Richard Benner

male
Born
1946
in
Sterling , IL
United States
,
Illinois US
Died
January, 1990
Biography

Director. An American expatriate who made it in Toronto, Richard Benner is remembered chiefly for his brilliant low-budget hit Outrageous! (1977, 96), about a Toronto drag queen who makes it in New York.

Based on Margaret Gibson’s story “Making It,” the feel-good story of the friendship of a female impersonator/hairdresser and a “real” female schizophrenic on the lam from psychiatry featured real life drag performer Craig Russell who became a star as a result. This Casablanca of English Canadian cinema reflects an almost perfect synchrony of talents brought together almost by accident at just the right moment, auguring so much for Canadian feature production then mired in the “tax shelter” void.

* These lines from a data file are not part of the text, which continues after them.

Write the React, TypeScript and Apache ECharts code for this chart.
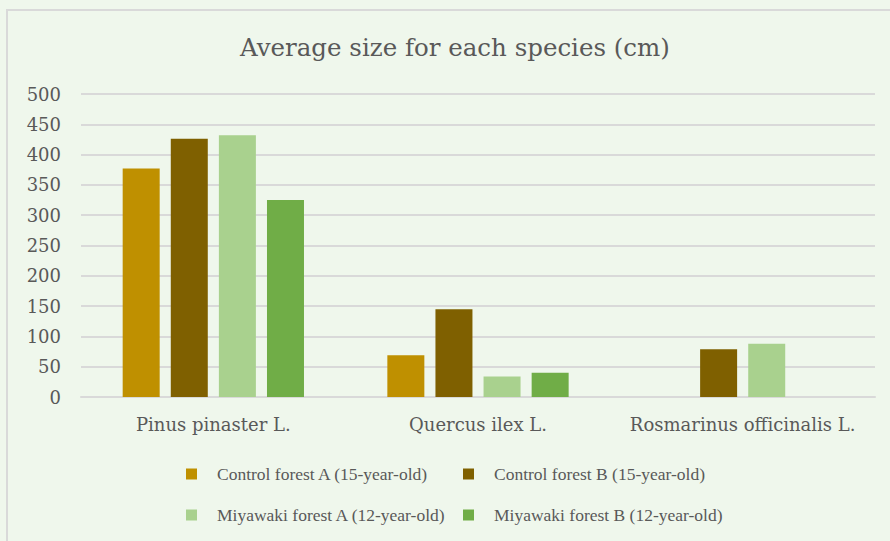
import React, { useEffect, useRef } from "react";
import * as echarts from "echarts";

const categories = ["Pinus pinaster L.", "Quercus ilex L.", "Rosmarinus officinalis L."];
const seriesNames = [
  "Control forest A (15-year-old)",
  "Control forest B (15-year-old)",
  "Miyawaki forest A (12-year-old)",
  "Miyawaki forest B (12-year-old)",
];
const controlA: (number | null)[] = [377, 69, null];
const controlB: (number | null)[] = [426, 145, 79];
const miyawakiA: (number | null)[] = [432, 34, 88];
const miyawakiB: (number | null)[] = [325, 40, null];
const seriesColors = ["#BF9000", "#7F6000", "#A9D18E", "#70AD47"];
const yTicks = { min: 0, max: 500, interval: 50 };

export default function App() {
  const ref = useRef<HTMLDivElement>(null);
  useEffect(() => {
    document.body.style.margin = "0";
    if (!ref.current) return;
    const chart = echarts.init(ref.current, undefined, { renderer: "svg" });
    const values = [controlA, controlB, miyawakiA, miyawakiB];
    const legendPos = [
      { left: 186, top: 465 },
      { left: 463, top: 465 },
      { left: 186, top: 506 },
      { left: 463, top: 506 },
    ];
    chart.setOption({
      animation: false,
      backgroundColor: "#EFF7EC",
      title: {
        text: "Average size for each species (cm)",
        left: 235,
        top: 30,
        textStyle: { fontFamily: "DejaVu Serif", fontSize: 24.5, fontWeight: "normal", color: "#595959" },
      },
      graphic: [
        {
          type: "rect",
          shape: { x: 7, y: 10, width: 920, height: 600 },
          style: { fill: "none", stroke: "#D9D9D9", lineWidth: 2 },
          silent: true,
        },
      ],
      legend: legendPos.map((p, i) => ({
        data: [seriesNames[i]],
        left: p.left,
        top: p.top,
        padding: 0,
        itemWidth: 11,
        itemHeight: 11,
        icon: "rect",
        textStyle: {
          fontFamily: "Liberation Serif",
          fontSize: 17.5,
          color: "#595959",
          padding: [0, 0, 0, 15],
        },
      })),
      grid: { left: 81, right: 15, top: 94, bottom: 144, containLabel: false },
      xAxis: {
        type: "category",
        data: categories,
        axisLine: { show: true, lineStyle: { color: "#D9D9D9", width: 2 } },
        axisTick: { show: false },
        axisLabel: { interval: 0, hideOverlap: false, fontFamily: "DejaVu Serif", fontSize: 18, color: "#595959", margin: 18 },
      },
      yAxis: {
        type: "value",
        min: yTicks.min,
        max: yTicks.max,
        interval: yTicks.interval,
        axisLine: { show: false },
        axisTick: { show: false },
        splitLine: { lineStyle: { color: "#D9D9D9", width: 2 } },
        axisLabel: { fontFamily: "DejaVu Serif", fontSize: 18, color: "#595959", margin: 20 },
      },
      series: values.map((v, i) => ({
        name: seriesNames[i],
        type: "bar",
        data: v,
        barWidth: 37,
        barGap: "30%",
        itemStyle: { color: seriesColors[i] },
      })),
    });
    return () => chart.dispose();
  }, []);
  return <div ref={ref} style={{ width: 890, height: 541 }} />;
}
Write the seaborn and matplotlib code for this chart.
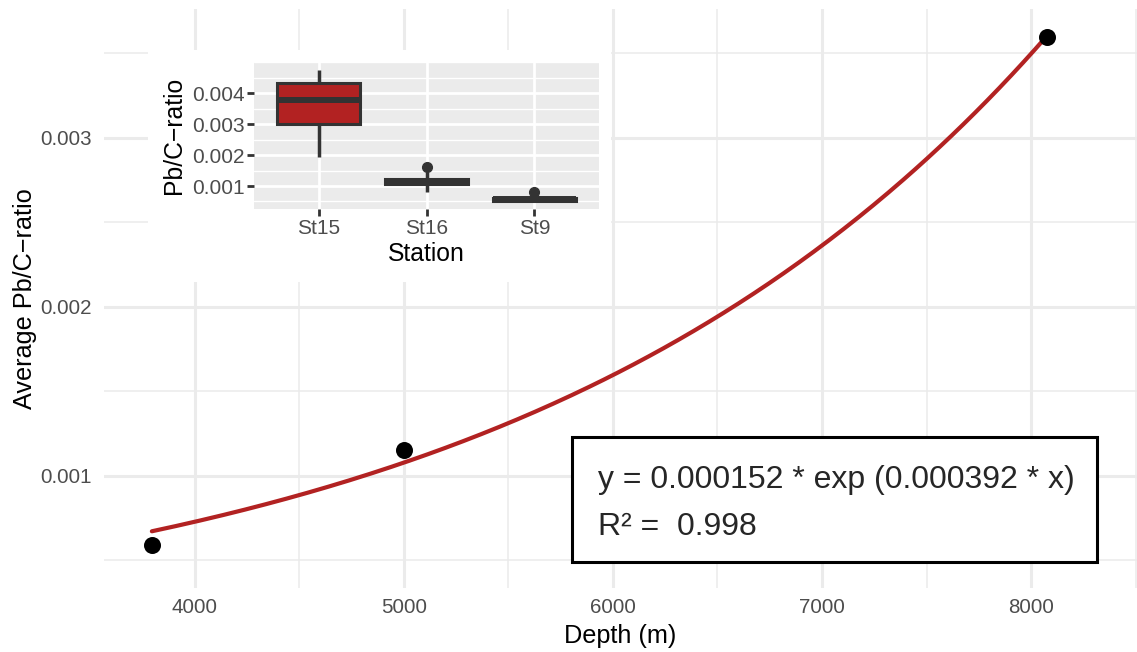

Gibson had based her sharp original story on her friend Russell, and Benner transformed it into a witty script and mise en scene that more than deserved its Berlin Silver Bear and its sleeper success in New York. The climactic numbers featuring Russell reincarnated as Davis, Bankhead and even Ella Fitzgerald ("It's not tacky drag. I do real impressions. No records. My own voice.") are so wonderful that they make you forget what a fine little, very Canadian, movie about the redemption of outsiders and the emergence of community has proceeded them. Championed more by mainstream critics and audiences than by queer communities, Outrageous! is still positive and moving narrative of emerging queer identities. No longer available on video, this classic is a prime candidate for DVD release, in fact for a 35mm singalong version so that the youngsters can bellow along with Robin such immortal lines as "Mad as a Hatter Darling."

Benner went on to another Toronto-centred adaptation Happy Birthday, Gemini (1980), which managed to maintain a modicum of gay sensibility despite its US studio financing. The sequel Too Outrageous! (1987) also failed to impress, despite Russell in comeback mode, but was not as bad as all the critics said. AIDS robbed us of both Benner and Russell shortly thereafter.